Щебет редких птиц и частых детей. Жужжание картовых моторов. Стук баскетбольного мяча. «И никому я не отдам мои года - мои богатство» - всё тот же знакомый голос пожилого человека в темных очках с гитарой. Всю ту же песню Боба Марли вертит по кругу на электрогитаре молодой человек без очков. Текст в ней таков: «Э-эээ! О-ооо! Э-эээ! О-ооо!» «И что ж это я - две недели буду по квартире трусцой бегать?» - голос женщины средних лет, делящейся со своей подругой насущными хлопотами. В парке - всё также.

Всё также, как было и осенью, зимой наступила небольшая передышка, и вот под кромешным солнцем начала весны- всё опять оживает, повторяется, отражается в моих ушах, моём сердце. На моих пальцах - я всё также неспешно иду и пишу в своём смартфоне может быть далеко не самые умные вещи. Но они в моем стиле. Подходят к размеру моего шага. Совпадают с настроением, с погодой, с качеством сна проведённой ночи. Потягиваю также неспешно, цвЕта этой самой ночи, кофе. Не то, чтобы мне очень уж нравился его вкус, но с ним привычно. Размеренность глотков приводит постепенно к такому же ходу мыслей. Без него мысли скакали бы как очумелые. Обычно они играют со мной в чехарду. Порой итогом таких игрищ выходят оставленные в дневниках заметки. А мои дневники - достояние общественности. И хоть с каждым днём всё меньше... - вот мимо меня прошла кругловатая женщина, громко и отчетливо выговаривавшая слова из китайского языка. Сама не будучи китаянкой. Укатилась колобком вдаль по тропинке. А я стоя, прислонившись спиной к неизвестному мне дереву и, в промежутке между глотками кофе, занесением в дневник букв, - щупаю его кору. Какое это дерево я узнаю к весне, по тем листьям, что на нём появятся. Если наступит, конечно, весна.
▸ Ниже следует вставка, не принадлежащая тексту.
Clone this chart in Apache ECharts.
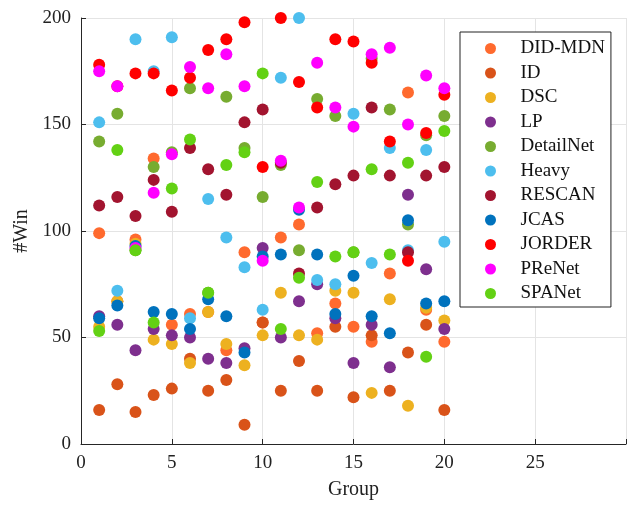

Прямо в лицо светит сумасшедшее солнце. И такой же колобок с сумасшедшинкой только что укатился прочь. Всё. Теперь можно закончить свою оборвавшуюся мысль том, что всё меньше людей теперь пишут или читают дневники, и всё больше становится сумасшедших. Иные из них правда тоже ведут ку-ку-дневники. Рассказывают другим то, что приходит им на ум или в сердце. Рассказывают про китайских колобков и о жужжании моторов картов, о ежедневности, ежечасности.

Порой о том, как каждую минуту они щупают карман -это сама рука просит достать от туда кукушкафон и оставить пару строк про приход скорой весны. Или о том, что осень уже и забылась, а ведь была всё время в глазах, сердце и на кончике пера, такой выразительной, особенной, не такой как все. И что вот как-то так стряслось, что она вдруг перестала. И ты ощутил это лишь много месяцев спустя, стоя под деревом и под палящим солнцем. Подумал: «а где же осень?!» И поразился, что она так просто и внезапна прошла.

Вот о таких вещах порой хотят говорить пальцы. Вдруг вспоминают о том, что не трогали неделю струн гитары. Что же случилось, что произошло? Они и сами не знают. Может, вместо того по вечерам они слонялись в подлеске и строчили сплошной текст о том, как не нужно писать тексты. Нельзя их писать для палочки и застрочив рукава. Нельзя писать прямо в лицо и писать скособочившись. Текст об очень видных вещах. Которые тем не менее экранируются.

Мысль ушла в рот воды. Потонула в нём, как и все прочие. В конце концов, можно просто смотреть на водоворот, мысли будут тонуть, и из каждой утонувшей мысли - на поверхность всплывать крохотный пузырёк воздуха. Это прекрасный массаж для глаз.

Куда укатился китайский колобок? И где теперь та самая осень с розовой девушкой в юбк... Ах, простите, оговорился - с девушкой в розовой юбке?

Пусть просто светит солнце в лицо. Постою, подожду, когда всё вокруг растворится, рассветится. Подожду.